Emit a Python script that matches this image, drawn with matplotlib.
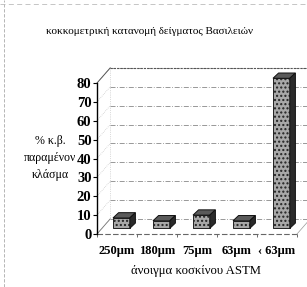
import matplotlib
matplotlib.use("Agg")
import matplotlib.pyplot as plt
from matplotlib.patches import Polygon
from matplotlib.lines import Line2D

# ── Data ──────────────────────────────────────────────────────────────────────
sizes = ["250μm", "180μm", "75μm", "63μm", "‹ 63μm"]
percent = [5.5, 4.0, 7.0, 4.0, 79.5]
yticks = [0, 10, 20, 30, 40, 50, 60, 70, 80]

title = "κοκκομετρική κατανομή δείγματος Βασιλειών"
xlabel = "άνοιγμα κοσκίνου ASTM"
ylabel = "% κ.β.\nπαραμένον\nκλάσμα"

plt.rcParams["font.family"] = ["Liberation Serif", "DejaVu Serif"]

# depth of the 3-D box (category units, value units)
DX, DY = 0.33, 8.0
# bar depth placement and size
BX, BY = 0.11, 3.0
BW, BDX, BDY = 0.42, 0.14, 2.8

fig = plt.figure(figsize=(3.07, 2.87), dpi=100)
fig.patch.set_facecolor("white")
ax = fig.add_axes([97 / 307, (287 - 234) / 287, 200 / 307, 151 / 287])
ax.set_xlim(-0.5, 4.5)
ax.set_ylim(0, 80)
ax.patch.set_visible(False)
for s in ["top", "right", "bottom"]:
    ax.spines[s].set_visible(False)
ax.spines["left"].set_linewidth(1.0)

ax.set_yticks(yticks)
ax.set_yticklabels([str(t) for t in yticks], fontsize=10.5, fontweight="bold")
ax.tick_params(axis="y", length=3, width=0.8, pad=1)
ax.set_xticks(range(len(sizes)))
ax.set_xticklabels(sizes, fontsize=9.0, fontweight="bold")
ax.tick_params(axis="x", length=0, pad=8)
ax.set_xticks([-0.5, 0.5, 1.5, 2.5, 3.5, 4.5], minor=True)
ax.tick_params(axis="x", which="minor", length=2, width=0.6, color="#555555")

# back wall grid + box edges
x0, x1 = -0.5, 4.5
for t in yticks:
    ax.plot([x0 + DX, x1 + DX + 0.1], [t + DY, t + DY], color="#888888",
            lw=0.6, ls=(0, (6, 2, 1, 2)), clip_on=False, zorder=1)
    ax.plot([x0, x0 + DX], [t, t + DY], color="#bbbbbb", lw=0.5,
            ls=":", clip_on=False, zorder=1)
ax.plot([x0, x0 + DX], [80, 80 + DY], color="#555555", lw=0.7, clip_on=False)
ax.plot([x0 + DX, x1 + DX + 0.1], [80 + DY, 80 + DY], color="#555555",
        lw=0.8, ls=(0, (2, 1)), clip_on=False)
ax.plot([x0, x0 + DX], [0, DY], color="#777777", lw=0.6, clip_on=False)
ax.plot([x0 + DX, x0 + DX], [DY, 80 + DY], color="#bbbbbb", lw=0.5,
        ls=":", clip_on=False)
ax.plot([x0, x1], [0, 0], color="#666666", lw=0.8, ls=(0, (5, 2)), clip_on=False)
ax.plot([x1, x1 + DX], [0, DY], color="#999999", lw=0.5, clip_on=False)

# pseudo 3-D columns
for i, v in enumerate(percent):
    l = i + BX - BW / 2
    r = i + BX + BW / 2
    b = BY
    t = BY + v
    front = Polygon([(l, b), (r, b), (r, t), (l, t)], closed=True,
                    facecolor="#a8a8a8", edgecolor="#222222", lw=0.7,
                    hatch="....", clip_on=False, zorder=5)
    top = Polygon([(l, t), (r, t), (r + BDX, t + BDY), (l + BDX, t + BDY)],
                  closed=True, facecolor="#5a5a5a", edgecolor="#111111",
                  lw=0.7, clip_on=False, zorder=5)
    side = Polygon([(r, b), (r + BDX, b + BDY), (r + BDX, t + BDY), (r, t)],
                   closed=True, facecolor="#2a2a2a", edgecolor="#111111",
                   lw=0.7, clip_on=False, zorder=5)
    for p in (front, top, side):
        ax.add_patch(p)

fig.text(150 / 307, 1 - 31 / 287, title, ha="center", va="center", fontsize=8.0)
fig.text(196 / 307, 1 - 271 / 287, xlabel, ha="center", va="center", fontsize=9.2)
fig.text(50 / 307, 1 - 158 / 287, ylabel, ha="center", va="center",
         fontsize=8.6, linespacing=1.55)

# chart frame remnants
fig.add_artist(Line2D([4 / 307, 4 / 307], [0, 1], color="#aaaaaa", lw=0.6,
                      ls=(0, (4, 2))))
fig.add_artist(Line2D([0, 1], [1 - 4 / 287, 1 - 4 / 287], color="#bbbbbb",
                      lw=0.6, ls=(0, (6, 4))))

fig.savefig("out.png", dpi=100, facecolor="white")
++++++
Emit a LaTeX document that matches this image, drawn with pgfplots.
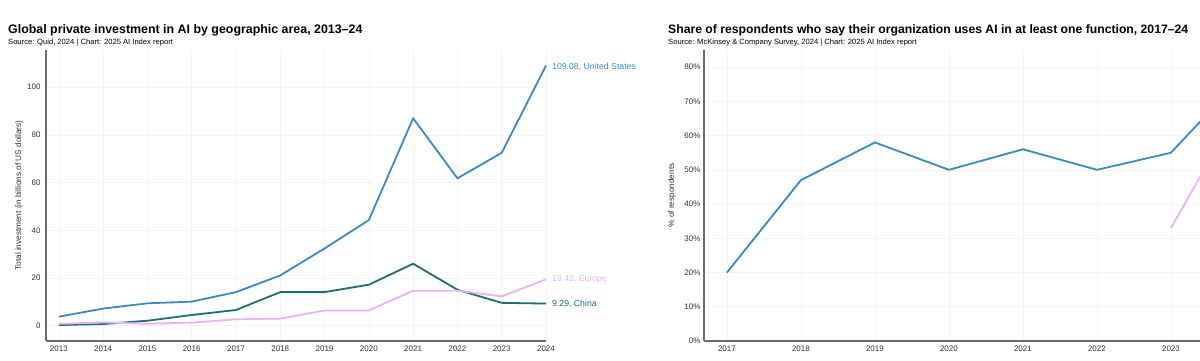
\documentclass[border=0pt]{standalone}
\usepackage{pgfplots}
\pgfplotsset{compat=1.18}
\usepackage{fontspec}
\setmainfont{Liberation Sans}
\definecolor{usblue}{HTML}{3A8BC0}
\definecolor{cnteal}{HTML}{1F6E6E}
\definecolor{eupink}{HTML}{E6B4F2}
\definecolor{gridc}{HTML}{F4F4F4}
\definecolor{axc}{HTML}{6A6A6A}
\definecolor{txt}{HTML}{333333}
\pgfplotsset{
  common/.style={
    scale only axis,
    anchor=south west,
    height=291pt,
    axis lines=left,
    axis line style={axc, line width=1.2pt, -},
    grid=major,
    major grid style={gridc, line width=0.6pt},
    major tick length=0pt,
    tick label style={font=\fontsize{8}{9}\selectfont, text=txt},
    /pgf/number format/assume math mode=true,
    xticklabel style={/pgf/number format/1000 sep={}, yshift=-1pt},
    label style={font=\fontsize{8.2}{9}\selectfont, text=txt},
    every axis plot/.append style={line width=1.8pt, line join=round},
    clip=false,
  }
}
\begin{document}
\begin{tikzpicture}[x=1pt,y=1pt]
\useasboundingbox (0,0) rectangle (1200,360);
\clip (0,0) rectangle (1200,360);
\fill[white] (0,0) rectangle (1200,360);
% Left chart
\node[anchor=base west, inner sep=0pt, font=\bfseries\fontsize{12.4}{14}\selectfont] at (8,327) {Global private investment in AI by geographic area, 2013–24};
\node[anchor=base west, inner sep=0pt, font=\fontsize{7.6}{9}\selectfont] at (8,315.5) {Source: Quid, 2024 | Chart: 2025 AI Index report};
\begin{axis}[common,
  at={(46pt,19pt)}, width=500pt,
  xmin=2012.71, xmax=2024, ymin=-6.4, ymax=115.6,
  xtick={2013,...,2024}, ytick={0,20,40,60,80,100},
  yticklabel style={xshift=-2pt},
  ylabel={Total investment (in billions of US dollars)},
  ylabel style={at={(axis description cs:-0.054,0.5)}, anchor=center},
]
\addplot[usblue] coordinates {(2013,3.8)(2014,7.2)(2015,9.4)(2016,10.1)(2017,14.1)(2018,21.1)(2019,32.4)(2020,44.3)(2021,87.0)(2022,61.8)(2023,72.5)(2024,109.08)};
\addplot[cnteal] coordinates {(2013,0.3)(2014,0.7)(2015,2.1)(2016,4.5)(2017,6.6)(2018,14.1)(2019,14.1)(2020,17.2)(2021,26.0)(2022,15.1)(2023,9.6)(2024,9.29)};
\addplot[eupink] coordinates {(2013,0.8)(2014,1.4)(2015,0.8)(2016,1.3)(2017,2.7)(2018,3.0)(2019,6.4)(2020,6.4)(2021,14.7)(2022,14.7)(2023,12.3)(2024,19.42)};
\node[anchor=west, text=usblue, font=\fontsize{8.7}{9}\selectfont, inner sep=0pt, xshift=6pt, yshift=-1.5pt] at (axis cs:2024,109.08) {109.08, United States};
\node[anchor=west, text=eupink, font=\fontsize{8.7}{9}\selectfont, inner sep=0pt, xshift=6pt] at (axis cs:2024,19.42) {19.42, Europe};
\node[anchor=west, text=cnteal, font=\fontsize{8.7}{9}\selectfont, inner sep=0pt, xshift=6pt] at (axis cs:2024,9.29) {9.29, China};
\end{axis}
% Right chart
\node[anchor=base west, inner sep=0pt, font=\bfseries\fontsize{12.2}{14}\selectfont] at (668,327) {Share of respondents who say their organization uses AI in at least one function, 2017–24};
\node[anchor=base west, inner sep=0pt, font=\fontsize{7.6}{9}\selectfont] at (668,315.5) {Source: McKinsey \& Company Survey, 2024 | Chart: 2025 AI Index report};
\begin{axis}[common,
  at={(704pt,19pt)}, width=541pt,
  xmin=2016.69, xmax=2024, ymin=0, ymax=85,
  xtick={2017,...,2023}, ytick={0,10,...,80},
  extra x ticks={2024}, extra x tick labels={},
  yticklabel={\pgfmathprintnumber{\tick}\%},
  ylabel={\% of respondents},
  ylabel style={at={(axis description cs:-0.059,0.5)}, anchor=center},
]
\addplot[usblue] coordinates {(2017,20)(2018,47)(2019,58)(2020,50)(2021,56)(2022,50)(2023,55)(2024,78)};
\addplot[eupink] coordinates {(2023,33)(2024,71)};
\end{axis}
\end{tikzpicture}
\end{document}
++++++
> [Your task]
From the material above, reproduce only what runs from the line holding "Emit a Python" down to the line holding "from matplotlib.lines import Line2D", both included, pictures excluded.

> [Finished answer]
Emit a Python script that matches this image, drawn with matplotlib.
import matplotlib
matplotlib.use("Agg")
import matplotlib.pyplot as plt
from matplotlib.patches import Polygon
from matplotlib.lines import Line2D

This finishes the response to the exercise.